Bethan David, the Crown Prosecution Service’s counterterrorism division reviewing lawyer, said: “These defendants called for people to give their support to Osama bin Laden and money to the mujahideen. They told people they should be proud of 9/11. It is not an offence to have negative views about Britain and its values and culture, but it is an offence to encourage acts of violence. This case was not about attacking free speech. It was about upholding the law.”
Izzadeen, who was born in Britain and named Trevor Brooks by his Christian parents, was one of the “leading lights” in the terrorism enterprise, along with Keeler, the sentencing judge said.
The men were part of an extreme Islamic group known as the mujahideen, which believes in the worldwide dominance of Islam and sharia law. Izzadeen and Keeler became senior figures in the group, run by preacher Omar Bakri, and continued to support its beliefs through offshoot groups after the group disbanded.
On November 9 2004 Izzadeen and his co-defendants made a series of extremist speeches at the Regent’s Park mosque, London, calling for volunteers to fight against British and American troops in Iraq, and donate money to fund terrorism. The men had gone to the mosque to observe Ramadan, the court was told, but their speeches had become more inflammatory as the day wore on. In one speech Izzadeen said the soldiers of the Black Watch would be raping women and killing children as they helped the Americans.
During subsequent searches of a property after the Danish cartoon protests in February 2006 police discovered video tapes of some of the speeches.
Izzadeen went on to attract much press coverage after he heckled John Reid at a public meeting in 2006 in east London, shouting: “How dare you come to a Muslim area when over a thousand Muslims have been arrested? You are an enemy of Islam and Muslims, you are a tyrant.”

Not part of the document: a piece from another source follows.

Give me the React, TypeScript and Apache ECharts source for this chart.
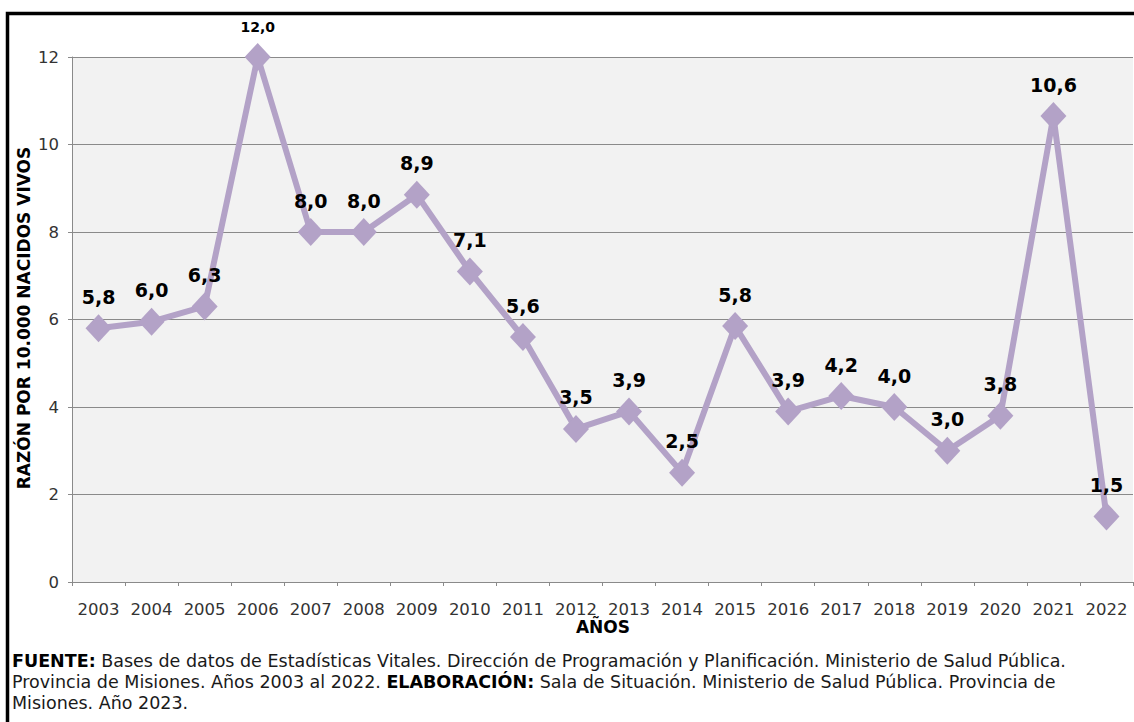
import React, { useEffect, useRef } from "react";
import * as echarts from "echarts";

const years = ["2003","2004","2005","2006","2007","2008","2009","2010","2011","2012","2013","2014","2015","2016","2017","2018","2019","2020","2021","2022"];
const rates = [5.8, 5.95, 6.3, 12.0, 8.0, 8.0, 8.85, 7.1, 5.6, 3.5, 3.9, 2.5, 5.85, 3.9, 4.25, 4.0, 3.0, 3.8, 10.65, 1.5];
const rateLabels = ["5,8","6,0","6,3","12,0","8,0","8,0","8,9","7,1","5,6","3,5","3,9","2,5","5,8","3,9","4,2","4,0","3,0","3,8","10,6","1,5"];
const yTitle = "RAZÓN POR 10.000 NACIDOS VIVOS";
const xTitle = "AÑOS";
const footerLines = [
  "{b|FUENTE:} Bases de datos de Estadísticas Vitales. Dirección de Programación y Planificación. Ministerio de Salud Pública.",
  "Provincia de Misiones. Años 2003 al 2022. {b|ELABORACIÓN:} Sala de Situación. Ministerio de Salud Pública. Provincia de",
  "Misiones. Año 2023.",
];

const FONT = "DejaVu Sans";

export default function App() {
  const ref = useRef<HTMLDivElement>(null);
  useEffect(() => {
    if (!ref.current) return;
    const chart = echarts.init(ref.current, undefined, { renderer: "svg" });
    const footerY = [661, 682, 703];
    chart.setOption({
      animation: false,
      backgroundColor: "#ffffff",
      grid: {
        left: 72,
        right: 1,
        top: 57,
        bottom: 140,
        show: true,
        backgroundColor: "#F2F2F2",
        borderWidth: 0,
      },
      xAxis: {
        type: "category",
        data: years,
        boundaryGap: true,
        axisLine: { show: true, lineStyle: { color: "#8a8a8a", width: 1 } },
        axisTick: { show: true, length: 4, lineStyle: { color: "#8a8a8a" } },
        axisLabel: { color: "#333333", fontSize: 16.5, fontFamily: FONT, margin: 19, interval: 0 },
        splitLine: { show: false },
      },
      yAxis: {
        type: "value",
        min: 0,
        max: 12,
        interval: 2,
        axisLine: { show: true, lineStyle: { color: "#8a8a8a", width: 1 } },
        axisTick: { show: true, length: 4, lineStyle: { color: "#8a8a8a" } },
        axisLabel: { color: "#333333", fontSize: 16.5, fontFamily: FONT, margin: 13 },
        splitLine: { show: true, lineStyle: { color: "#8a8a8a", width: 1 } },
      },
      series: [
        {
          type: "line",
          data: rates.map((v, i) =>
            i === 3
              ? { value: v, label: { fontSize: 14, distance: 9 } }
              : { value: v }
          ),
          lineStyle: { color: "#B3A2C7", width: 6 },
          itemStyle: { color: "#B3A2C7" },
          symbol: "diamond",
          symbolSize: [26, 28],
          showAllSymbol: true,
          label: {
            show: true,
            position: "top",
            distance: 8,
            color: "#000000",
            fontWeight: "bold",
            fontSize: 19,
            fontFamily: FONT,
            formatter: (p: any) => rateLabels[p.dataIndex],
          },
        },
      ],
      graphic: [
        {
          type: "rect",
          shape: { x: 7.5, y: 13.5, width: 1200, height: 800 },
          style: { fill: "none", stroke: "#000000", lineWidth: 3.5 },
          silent: true,
        },
        {
          type: "text",
          x: 24,
          y: 318,
          rotation: Math.PI / 2,
          style: {
            text: yTitle,
            fontFamily: FONT,
            fontWeight: "bold",
            fontSize: 17,
            fill: "#000000",
            align: "center",
            verticalAlign: "middle",
          },
        },
        {
          type: "text",
          x: 603,
          y: 627,
          style: {
            text: xTitle,
            fontFamily: FONT,
            fontWeight: "bold",
            fontSize: 17,
            fill: "#000000",
            align: "center",
            verticalAlign: "middle",
          },
        },
        ...footerLines.map((t, i) => ({
          type: "text",
          x: 12,
          y: footerY[i],
          style: {
            text: t,
            fontFamily: FONT,
            fontSize: 17.5,
            fill: "#1a1a1a",
            align: "left",
            verticalAlign: "middle",
            rich: {
              b: { fontFamily: FONT, fontSize: 17.5, fontWeight: "bold", fill: "#000000" },
            },
          },
        })),
      ],
    });
    return () => chart.dispose();
  }, []);
  return (
    <div
      ref={ref}
      style={{ position: "fixed", left: 0, top: 0, width: 1134, height: 722 }}
    />
  );
}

Abdul Saleem and Ibrahim Hassan were convicted of inciting terrorism and jailed for three and two years respectively. Abdul Muhid, who was found guilty of fundraising for terrorists, was jailed for two years. He will serve this sentence once he has completed a jail term for soliciting murder during protests against the publication of cartoons in a Danish newspaper depicting the prophet Mohammed.